Merge remote-tracking branch 'origin/dev' into kernels_unittest_fix_ljl

meichangsu1 · meichangsu1 · commit c3651985bb9f · 2026-02-13T17:33:16.000+08:00
diff --git a/cookbook/client/tinker/short_math_grpo.py b/cookbook/client/tinker/short_math_grpo.py
@@ -56,15 +56,6 @@
                  '2. Final answer after ####\n\n'
                  'Example:\n<step>Key step1 -> Ket step 2 -> conclusion</step>\n#### 42')
 
-# SwanLab experiment tracking
-USE_SWANLAB = True
-if USE_SWANLAB:
-    import swanlab
-    swanlab.login(api_key=os.environ['SWANLAB_API_KEY'])
-    swanlab.init(
-        project='twinkle-Math', config={
-            'model_id': BASE_MODEL,
-        })
 
 
 class MathPreprocessor(Preprocessor):
@@ -403,8 +394,6 @@ def main():
         log_dict['train/num_training_samples'] = len(training_data)

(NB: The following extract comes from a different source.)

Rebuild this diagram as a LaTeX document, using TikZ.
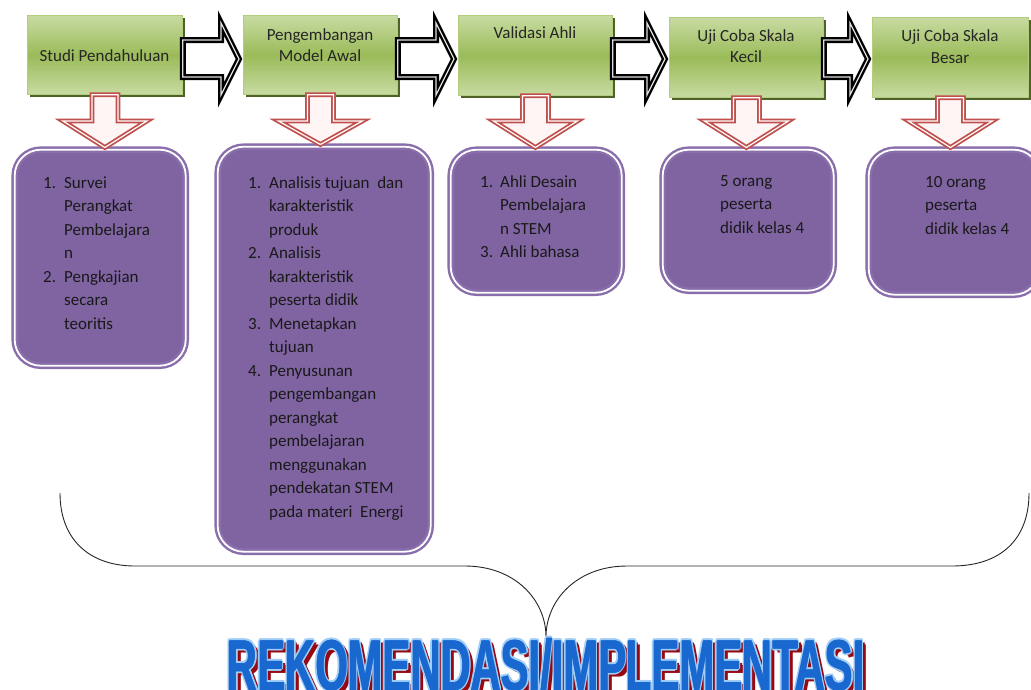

         logger.info(f'Step {step}: {log_dict}')
         step += 1
-        if USE_SWANLAB:
-            swanlab.log(log_dict)
 
     # Save final checkpoint
     save_future = training_client.save_state('Math-grpo-final')
diff --git a/cookbook/megatron/tp.py b/cookbook/megatron/tp.py
@@ -9,13 +9,6 @@
 from twinkle.model import MegatronModel
 from twinkle.preprocessor import SelfCognitionProcessor
 
-if Platform.get_rank() == 0 and os.environ.get('SWANLAB_API_KEY'):
-    # rank0 recording
-    import swanlab
-    swanlab.login(api_key=os.environ['SWANLAB_API_KEY'], save=True)
-
-    run = swanlab.init(project='twinkle', )
-
 # Construct a device_mesh, tp=pp=cp=2, dp=1
 device_mesh = DeviceMesh.from_sizes(dp_size=1, tp_size=2, pp_size=2, cp_size=2)
 # use torchrun mode
@@ -75,8 +68,6 @@ def train():
         if step % 5 == 0:
             # Print metric
             metric = model.calculate_metric(is_training=True)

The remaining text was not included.